Given problem
Write out exactly, please, every line from the beginning of the entries to the line holding "radius=1.0, wedgeprops=dict(linewidth=0))", and no pictures.

Excerpt from a dataset:
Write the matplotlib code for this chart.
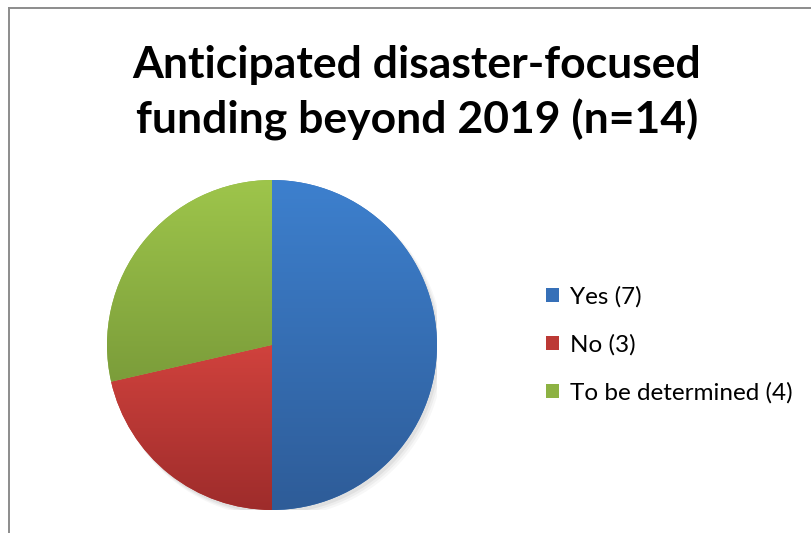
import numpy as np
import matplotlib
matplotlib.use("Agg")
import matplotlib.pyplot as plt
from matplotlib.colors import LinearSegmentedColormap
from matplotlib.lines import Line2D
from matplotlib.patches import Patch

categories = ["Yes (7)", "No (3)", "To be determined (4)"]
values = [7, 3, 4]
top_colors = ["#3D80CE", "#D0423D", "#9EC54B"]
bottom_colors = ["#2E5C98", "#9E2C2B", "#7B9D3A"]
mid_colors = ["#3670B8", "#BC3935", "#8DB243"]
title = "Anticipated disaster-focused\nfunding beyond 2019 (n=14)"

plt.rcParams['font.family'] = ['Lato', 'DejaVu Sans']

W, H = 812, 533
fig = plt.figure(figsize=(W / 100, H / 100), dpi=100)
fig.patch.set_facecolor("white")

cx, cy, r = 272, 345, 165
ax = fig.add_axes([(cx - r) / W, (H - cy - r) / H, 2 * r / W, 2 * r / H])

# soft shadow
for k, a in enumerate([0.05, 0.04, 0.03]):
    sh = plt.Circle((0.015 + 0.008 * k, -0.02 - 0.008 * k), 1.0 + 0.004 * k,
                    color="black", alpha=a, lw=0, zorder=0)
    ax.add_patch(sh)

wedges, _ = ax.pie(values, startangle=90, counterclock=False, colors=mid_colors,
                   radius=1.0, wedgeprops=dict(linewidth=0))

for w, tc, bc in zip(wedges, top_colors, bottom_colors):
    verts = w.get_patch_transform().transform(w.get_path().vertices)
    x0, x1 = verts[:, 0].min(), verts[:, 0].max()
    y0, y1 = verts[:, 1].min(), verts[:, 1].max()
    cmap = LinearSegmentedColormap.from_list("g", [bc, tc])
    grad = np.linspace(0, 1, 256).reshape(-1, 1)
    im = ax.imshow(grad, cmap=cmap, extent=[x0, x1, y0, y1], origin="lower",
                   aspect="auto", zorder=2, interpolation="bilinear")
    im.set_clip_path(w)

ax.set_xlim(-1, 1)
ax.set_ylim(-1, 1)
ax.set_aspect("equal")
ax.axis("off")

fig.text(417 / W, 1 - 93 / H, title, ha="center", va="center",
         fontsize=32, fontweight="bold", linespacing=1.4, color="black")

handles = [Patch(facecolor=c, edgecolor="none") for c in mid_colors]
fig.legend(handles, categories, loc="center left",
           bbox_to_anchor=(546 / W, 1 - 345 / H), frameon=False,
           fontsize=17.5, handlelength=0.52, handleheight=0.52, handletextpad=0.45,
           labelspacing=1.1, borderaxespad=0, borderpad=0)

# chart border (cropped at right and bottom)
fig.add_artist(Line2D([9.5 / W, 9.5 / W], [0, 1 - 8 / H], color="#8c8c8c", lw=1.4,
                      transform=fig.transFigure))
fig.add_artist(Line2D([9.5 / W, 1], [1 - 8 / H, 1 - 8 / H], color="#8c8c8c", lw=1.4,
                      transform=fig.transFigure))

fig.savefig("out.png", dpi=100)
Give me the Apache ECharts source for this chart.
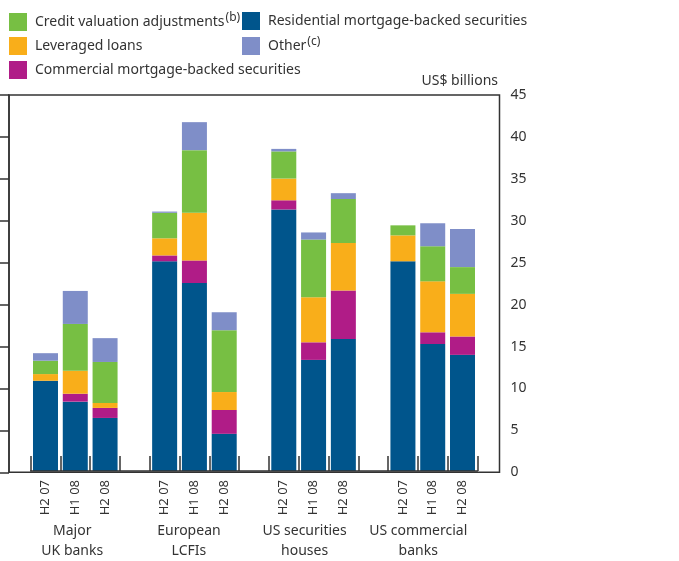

Full answer
Write the matplotlib code for this chart.
import numpy as np
import matplotlib
matplotlib.use("Agg")
import matplotlib.pyplot as plt
from matplotlib.colors import LinearSegmentedColormap
from matplotlib.lines import Line2D
from matplotlib.patches import Patch

categories = ["Yes (7)", "No (3)", "To be determined (4)"]
values = [7, 3, 4]
top_colors = ["#3D80CE", "#D0423D", "#9EC54B"]
bottom_colors = ["#2E5C98", "#9E2C2B", "#7B9D3A"]
mid_colors = ["#3670B8", "#BC3935", "#8DB243"]
title = "Anticipated disaster-focused\nfunding beyond 2019 (n=14)"

plt.rcParams['font.family'] = ['Lato', 'DejaVu Sans']

W, H = 812, 533
fig = plt.figure(figsize=(W / 100, H / 100), dpi=100)
fig.patch.set_facecolor("white")

cx, cy, r = 272, 345, 165
ax = fig.add_axes([(cx - r) / W, (H - cy - r) / H, 2 * r / W, 2 * r / H])

# soft shadow
for k, a in enumerate([0.05, 0.04, 0.03]):
    sh = plt.Circle((0.015 + 0.008 * k, -0.02 - 0.008 * k), 1.0 + 0.004 * k,
                    color="black", alpha=a, lw=0, zorder=0)
    ax.add_patch(sh)

wedges, _ = ax.pie(values, startangle=90, counterclock=False, colors=mid_colors,
                   radius=1.0, wedgeprops=dict(linewidth=0))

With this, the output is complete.